##### Working data #####

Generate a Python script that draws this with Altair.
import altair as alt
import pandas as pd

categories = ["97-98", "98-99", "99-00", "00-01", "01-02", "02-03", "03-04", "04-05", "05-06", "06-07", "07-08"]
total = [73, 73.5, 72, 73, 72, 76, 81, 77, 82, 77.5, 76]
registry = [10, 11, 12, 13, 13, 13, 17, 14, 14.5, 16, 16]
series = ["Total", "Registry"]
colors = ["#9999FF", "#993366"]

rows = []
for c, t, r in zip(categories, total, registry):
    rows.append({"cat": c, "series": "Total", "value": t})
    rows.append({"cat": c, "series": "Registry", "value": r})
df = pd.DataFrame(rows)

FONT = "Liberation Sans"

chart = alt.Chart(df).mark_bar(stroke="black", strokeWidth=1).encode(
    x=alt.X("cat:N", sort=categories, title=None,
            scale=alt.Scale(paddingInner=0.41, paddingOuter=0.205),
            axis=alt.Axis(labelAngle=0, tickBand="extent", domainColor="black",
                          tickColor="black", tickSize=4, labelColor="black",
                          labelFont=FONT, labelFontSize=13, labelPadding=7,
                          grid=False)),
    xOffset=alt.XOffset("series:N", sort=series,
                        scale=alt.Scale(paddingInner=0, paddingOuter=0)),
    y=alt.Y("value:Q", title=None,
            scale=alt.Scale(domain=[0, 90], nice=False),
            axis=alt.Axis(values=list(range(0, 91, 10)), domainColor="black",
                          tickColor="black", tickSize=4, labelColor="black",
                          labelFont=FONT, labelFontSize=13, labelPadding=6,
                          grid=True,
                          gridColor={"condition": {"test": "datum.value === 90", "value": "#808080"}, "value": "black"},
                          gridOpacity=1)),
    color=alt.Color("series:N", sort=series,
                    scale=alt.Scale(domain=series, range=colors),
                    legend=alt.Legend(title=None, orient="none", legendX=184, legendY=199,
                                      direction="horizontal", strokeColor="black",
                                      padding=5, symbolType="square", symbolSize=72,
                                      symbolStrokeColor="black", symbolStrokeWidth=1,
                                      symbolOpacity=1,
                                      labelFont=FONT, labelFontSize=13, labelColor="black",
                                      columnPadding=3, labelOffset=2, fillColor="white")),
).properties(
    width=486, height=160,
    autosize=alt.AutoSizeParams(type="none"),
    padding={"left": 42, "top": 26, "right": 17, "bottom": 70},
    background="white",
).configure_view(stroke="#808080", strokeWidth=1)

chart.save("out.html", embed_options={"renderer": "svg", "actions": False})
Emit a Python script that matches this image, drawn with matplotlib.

#####

Written problem: Starting with the first line of the data above, copy each line exactly until you reach the line with "import pandas as pd"; include that line as well.

Response to this task:
Generate a Python script that draws this with Altair.
import altair as alt
import pandas as pd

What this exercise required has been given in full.